As a writer, everyone’s financial situation is different (perhaps you can afford to hire a web designer to build your author website). Everyone’s skills are varied (maybe you have web design skills of your own). But what isn’t different is our need for a band. After this month of meeting my fellow Midwestern writers, I’m struck by their collegiality and humbled by their generosity. And I’m more convinced than ever that every writer needs a band.
And now, I’d like to introduce you to three band members who have been instrumental in helping to grow Living Like Prince.
Here are my “Living Like Prince” band members
Mary O’Donohue is a dear friend from my years in Chicago. Her latest venture (after moving to Nashville) is as founder of Authors in Media. Mary has proven to be an invaluable team member and was instrumental in helping come up with the right words to describe this crazy project in its early days, and in getting me onto television (here too!) and into print.

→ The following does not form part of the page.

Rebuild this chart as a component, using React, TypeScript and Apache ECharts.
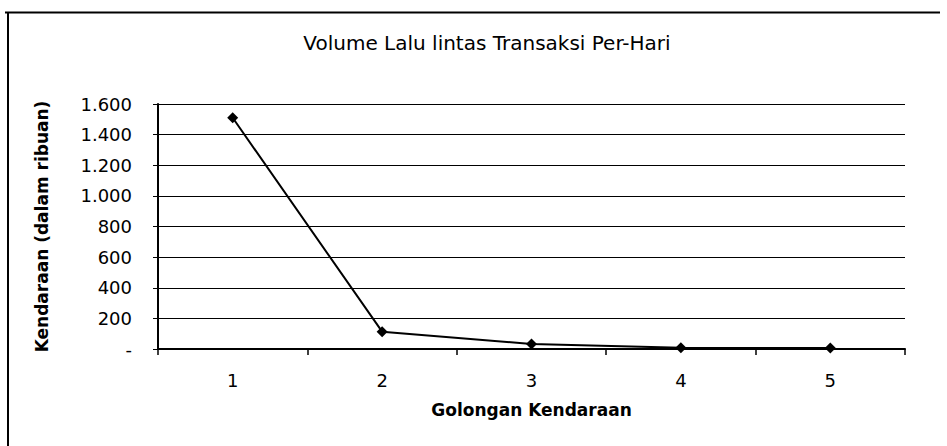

Clara Tomaz is another Chicago friend (I sense a pattern forming here). Clara is an artist and filmmaker who owns a wonderful company that produces movies for companies and organizations and family histories. Clara lent her talents to my website, creating the header and the “about me” video, as well as using her artistic talents to create this stunning piece of artwork.
Painting by Clara Tomaz. You can follow her artwork here.
And here’s the final, and vital, member of my team. Sommer is a double doodle. (Yes, double doodles are a thing. You take a mini goldendoodle and put it together with a mini labradoodle, and voila: You’ve got yourself a double doodle).
Sommer lies with her head on my lap while I write, or naps on the bed behind my desk, ever alert for a sighting of the neighbor’s cat, which likes to hunt in the little duck pond at the edge of our back yard.
In my future plans, I’ll have a photographer and a web designer and in due time, an agent and a freelance editor, along with an editor at my publishing house. All in due time.